In this course, Dr Sascha Auerbach (University of Nottingham) explores the causes and origins of the First World War. The course begins with a broad overview of Europe in the nineteenth century, as Europe moved from co-operation in the first half of the century to competition in the second. In the second and third modules, we look at the domestic politics of the major European powers—the socio-political changes that contributed to the outbreak of war in 1914—before moving on to consider the longer- and shorter-term causes of the war itself, from the rise of nationalism to 'the shot heard round the world'—the assassination of Archduke Franz Ferdinand of Austria.

About the Lecturer

Sascha is a historian of modern Britain and the British Empire in the late-nineteenth and early-twentieth centuries. He was born in London, but did his degrees in the U.S. at Oberlin College (B.A.) and Emory University (M.A.,Ph.D.). Before coming to Nottingham, he held full-time posts in both the U.S. and Canada, most recently at the University of Northern British Columbia. In 2011, he was a Fulbright research scholar at King's College London (Law), and in summer 2012, he was a visiting research fellow there (History).

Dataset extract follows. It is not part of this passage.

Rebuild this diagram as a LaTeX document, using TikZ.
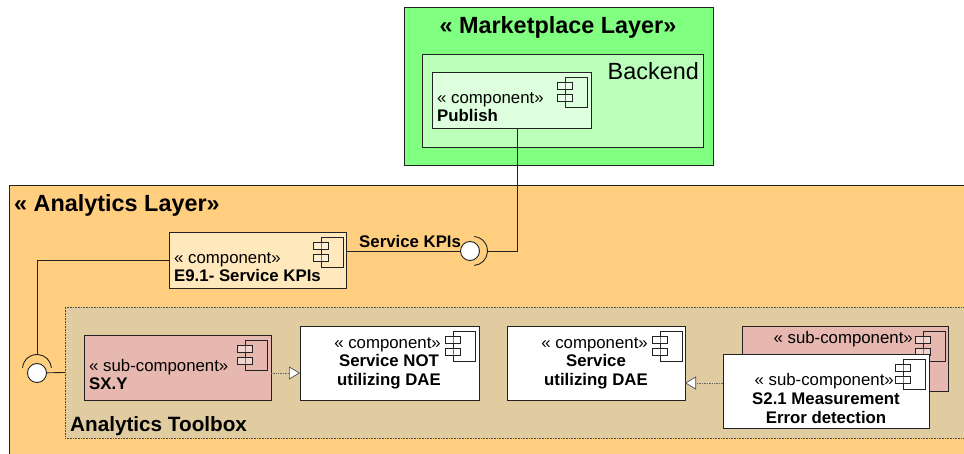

Sascha is primarily a cultural historian, with a particular interest in the interaction between individual identity, structures of the state, and ideas about race and gender in the final decades of the nineteenth century and the initial decades of the twentieth. His topics of study range from the history of local courtrooms in London's East End to indentured labour in South African gold mines and the sugar plantations of British Guiana. He is currently working on two major research projects. The first focuses on the "police courts" of London and how their daily operation and public portrayals combined to create a unique cultural milieu in local courtrooms. His second major research project examines migration and indentured labour in the British Empire, and its relationship to ideas about race, the origins of human rights and articulations of "justice" in British domestic and imperial society.